>> BEGIN Data listing

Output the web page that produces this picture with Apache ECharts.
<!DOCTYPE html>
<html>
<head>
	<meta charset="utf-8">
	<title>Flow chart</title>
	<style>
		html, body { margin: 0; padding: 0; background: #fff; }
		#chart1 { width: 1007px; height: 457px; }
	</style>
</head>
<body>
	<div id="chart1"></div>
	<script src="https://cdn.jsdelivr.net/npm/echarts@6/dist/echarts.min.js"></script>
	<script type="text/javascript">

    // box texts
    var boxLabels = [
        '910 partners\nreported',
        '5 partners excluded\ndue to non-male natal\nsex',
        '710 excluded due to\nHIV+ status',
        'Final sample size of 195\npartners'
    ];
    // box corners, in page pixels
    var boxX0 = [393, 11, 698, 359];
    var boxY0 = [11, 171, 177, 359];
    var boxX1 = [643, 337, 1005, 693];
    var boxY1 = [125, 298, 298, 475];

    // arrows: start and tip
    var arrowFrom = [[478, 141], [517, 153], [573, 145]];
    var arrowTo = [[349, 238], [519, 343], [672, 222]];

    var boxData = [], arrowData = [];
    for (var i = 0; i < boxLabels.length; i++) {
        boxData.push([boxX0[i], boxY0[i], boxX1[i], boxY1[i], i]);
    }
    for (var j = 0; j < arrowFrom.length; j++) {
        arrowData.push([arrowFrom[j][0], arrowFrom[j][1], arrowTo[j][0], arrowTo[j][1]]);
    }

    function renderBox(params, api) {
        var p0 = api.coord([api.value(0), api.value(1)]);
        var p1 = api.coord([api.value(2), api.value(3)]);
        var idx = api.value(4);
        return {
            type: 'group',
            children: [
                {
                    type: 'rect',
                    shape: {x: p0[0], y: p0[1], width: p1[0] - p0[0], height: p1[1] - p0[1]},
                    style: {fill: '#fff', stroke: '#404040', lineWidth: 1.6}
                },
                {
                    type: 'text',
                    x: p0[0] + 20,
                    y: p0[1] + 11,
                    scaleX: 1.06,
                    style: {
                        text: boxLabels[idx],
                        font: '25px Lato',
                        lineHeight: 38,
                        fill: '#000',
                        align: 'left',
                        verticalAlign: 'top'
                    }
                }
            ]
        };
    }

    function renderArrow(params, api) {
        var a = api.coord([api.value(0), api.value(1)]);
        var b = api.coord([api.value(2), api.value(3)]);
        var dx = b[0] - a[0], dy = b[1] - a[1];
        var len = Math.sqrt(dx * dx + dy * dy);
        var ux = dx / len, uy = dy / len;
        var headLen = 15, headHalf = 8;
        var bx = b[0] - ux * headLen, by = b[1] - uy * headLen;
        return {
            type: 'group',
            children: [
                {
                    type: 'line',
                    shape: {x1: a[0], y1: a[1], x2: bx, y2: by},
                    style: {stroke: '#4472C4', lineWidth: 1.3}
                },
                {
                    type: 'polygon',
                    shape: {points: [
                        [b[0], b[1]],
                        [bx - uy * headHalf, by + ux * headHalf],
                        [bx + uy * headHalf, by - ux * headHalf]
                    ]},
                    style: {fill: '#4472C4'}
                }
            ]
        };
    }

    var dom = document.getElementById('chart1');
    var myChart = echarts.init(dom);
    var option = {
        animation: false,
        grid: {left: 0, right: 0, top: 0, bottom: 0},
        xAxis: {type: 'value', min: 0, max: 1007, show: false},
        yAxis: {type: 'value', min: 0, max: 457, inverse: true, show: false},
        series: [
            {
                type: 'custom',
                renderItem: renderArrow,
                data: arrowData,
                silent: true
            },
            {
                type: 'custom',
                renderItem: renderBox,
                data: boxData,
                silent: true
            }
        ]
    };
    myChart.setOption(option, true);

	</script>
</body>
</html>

>> END Data listing
>> BEGIN Data listing

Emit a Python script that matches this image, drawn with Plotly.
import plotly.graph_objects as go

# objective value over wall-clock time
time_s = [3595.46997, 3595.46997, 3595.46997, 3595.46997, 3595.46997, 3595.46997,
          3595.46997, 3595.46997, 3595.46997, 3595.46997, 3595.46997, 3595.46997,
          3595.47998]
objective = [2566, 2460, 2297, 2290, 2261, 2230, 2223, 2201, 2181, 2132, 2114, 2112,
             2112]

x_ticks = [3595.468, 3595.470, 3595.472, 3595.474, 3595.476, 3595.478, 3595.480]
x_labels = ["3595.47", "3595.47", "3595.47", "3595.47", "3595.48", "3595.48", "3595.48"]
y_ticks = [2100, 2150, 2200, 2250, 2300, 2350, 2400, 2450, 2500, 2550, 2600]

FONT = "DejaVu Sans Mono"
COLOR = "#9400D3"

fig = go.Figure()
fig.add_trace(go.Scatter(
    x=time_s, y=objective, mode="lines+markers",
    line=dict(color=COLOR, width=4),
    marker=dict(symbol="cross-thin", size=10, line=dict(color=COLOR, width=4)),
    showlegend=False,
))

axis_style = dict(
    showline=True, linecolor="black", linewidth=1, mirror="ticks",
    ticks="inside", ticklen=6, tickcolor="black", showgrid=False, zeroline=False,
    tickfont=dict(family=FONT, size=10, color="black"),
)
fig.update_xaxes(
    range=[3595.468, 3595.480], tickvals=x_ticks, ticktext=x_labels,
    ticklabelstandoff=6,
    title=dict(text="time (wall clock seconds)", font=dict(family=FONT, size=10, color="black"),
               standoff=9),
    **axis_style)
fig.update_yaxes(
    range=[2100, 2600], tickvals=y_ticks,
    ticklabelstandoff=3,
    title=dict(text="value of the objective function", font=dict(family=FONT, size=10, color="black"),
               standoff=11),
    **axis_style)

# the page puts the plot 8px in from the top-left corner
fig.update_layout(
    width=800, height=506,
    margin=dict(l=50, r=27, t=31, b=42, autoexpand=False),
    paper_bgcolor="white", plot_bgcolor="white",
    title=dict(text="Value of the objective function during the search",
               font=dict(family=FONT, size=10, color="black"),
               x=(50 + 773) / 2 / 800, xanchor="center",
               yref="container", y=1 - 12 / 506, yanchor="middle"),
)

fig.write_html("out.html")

>> END Data listing
>> BEGIN Data listing

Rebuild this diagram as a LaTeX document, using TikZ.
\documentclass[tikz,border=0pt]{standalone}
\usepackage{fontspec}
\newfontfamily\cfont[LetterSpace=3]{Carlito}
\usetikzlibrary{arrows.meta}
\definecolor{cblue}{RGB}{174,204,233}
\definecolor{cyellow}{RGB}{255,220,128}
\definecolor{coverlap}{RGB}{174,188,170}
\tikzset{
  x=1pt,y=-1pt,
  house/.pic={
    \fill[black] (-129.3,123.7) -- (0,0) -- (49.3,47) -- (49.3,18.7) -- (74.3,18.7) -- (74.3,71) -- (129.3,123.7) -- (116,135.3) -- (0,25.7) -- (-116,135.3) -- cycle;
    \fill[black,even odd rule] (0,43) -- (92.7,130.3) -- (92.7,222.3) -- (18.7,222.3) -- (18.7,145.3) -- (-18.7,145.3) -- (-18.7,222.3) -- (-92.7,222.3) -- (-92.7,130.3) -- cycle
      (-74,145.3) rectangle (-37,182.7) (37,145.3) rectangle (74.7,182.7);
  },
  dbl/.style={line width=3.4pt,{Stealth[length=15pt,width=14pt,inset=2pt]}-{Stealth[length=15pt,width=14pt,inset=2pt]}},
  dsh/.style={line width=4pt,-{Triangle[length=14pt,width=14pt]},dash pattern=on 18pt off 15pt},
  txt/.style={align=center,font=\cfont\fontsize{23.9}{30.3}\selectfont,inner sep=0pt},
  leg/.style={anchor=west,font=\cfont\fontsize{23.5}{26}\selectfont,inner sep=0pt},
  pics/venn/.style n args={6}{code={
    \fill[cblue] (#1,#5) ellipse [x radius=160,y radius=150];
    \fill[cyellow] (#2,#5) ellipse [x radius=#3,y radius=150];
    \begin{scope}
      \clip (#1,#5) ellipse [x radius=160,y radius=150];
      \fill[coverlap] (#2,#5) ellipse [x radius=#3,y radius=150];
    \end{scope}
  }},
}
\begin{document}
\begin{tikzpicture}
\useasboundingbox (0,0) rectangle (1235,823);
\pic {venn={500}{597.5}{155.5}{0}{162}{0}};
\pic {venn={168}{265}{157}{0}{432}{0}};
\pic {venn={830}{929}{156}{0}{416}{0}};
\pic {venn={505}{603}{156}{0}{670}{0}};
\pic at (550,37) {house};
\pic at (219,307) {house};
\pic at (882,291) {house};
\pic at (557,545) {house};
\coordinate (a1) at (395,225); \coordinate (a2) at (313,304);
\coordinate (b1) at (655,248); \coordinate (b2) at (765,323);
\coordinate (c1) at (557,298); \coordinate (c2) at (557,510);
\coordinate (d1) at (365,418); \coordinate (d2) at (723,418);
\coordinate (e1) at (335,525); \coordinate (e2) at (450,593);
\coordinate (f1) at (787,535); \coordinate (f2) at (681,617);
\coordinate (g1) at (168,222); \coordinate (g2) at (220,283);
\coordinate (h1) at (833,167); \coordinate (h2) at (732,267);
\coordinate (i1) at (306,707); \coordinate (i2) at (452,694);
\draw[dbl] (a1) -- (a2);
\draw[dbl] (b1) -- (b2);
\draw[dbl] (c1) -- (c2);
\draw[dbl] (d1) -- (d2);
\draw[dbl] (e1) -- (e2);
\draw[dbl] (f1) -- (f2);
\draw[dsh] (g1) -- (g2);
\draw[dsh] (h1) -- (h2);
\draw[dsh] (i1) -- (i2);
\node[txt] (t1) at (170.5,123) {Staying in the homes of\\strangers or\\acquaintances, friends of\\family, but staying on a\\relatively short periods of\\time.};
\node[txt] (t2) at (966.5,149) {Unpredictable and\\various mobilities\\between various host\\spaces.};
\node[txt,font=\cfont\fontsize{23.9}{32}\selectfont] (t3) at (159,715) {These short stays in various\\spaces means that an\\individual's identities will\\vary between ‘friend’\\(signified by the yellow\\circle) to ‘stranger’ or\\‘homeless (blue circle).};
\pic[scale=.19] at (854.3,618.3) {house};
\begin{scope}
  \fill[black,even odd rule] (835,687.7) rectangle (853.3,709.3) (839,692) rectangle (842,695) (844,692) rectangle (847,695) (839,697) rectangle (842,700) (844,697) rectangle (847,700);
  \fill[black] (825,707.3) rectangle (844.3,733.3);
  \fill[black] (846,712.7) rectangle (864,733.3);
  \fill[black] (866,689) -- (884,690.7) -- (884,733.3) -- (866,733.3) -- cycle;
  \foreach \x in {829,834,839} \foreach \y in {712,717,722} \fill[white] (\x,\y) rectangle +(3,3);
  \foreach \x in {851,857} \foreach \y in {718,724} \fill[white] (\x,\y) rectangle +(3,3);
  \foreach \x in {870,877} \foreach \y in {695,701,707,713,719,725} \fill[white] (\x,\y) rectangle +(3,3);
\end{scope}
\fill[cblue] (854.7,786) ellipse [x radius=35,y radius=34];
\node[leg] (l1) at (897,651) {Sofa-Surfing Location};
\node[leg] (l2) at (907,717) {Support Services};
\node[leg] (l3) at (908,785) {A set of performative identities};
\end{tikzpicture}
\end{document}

>> END Data listing

## The exercise
How many lines in the records hold the string "that"? Reply with the number alone.

## The response
3